__The problem__
Lines holding the string "seaborn" are the ones to copy from this listing.
========================================
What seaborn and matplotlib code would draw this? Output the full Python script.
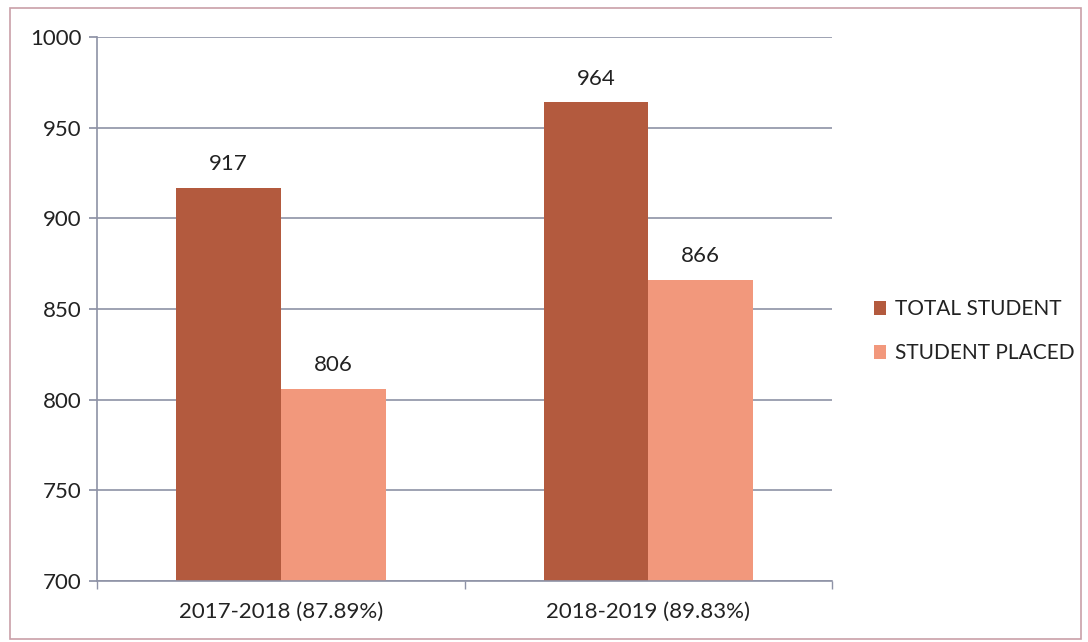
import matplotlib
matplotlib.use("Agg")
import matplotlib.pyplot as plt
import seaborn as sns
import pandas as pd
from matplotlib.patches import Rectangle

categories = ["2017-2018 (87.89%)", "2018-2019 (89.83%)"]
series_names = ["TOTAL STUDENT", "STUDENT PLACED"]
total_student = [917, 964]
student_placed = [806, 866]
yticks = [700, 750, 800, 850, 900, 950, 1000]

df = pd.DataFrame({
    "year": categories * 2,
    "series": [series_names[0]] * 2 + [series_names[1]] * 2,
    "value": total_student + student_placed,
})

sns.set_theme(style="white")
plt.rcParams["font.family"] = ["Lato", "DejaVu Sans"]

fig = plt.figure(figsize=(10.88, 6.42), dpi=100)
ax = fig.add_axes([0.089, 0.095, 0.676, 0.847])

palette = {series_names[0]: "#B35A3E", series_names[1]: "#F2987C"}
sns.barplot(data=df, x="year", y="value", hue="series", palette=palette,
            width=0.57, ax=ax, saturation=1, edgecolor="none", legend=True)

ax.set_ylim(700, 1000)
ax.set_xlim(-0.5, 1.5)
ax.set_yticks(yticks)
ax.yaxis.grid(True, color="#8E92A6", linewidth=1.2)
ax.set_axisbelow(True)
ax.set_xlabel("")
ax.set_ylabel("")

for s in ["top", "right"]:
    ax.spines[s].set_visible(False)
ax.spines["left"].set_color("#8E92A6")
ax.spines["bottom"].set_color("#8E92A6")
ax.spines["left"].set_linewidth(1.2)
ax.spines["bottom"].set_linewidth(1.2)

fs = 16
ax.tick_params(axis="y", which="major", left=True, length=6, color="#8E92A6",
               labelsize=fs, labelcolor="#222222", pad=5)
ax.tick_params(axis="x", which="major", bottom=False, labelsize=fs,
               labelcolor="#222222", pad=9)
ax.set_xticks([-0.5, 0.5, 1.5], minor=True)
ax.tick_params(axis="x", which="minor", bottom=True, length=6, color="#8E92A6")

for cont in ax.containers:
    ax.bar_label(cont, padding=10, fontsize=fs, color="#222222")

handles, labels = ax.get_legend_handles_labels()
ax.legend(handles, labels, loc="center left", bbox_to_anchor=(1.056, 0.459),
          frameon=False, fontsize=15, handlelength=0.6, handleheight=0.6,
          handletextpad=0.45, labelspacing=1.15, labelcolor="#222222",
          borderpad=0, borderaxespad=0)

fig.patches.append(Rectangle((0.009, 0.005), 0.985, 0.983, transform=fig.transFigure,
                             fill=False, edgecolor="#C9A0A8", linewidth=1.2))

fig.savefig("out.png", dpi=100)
========================================
__Exercise result__
What seaborn and matplotlib code would draw this? Output the full Python script.
import seaborn as sns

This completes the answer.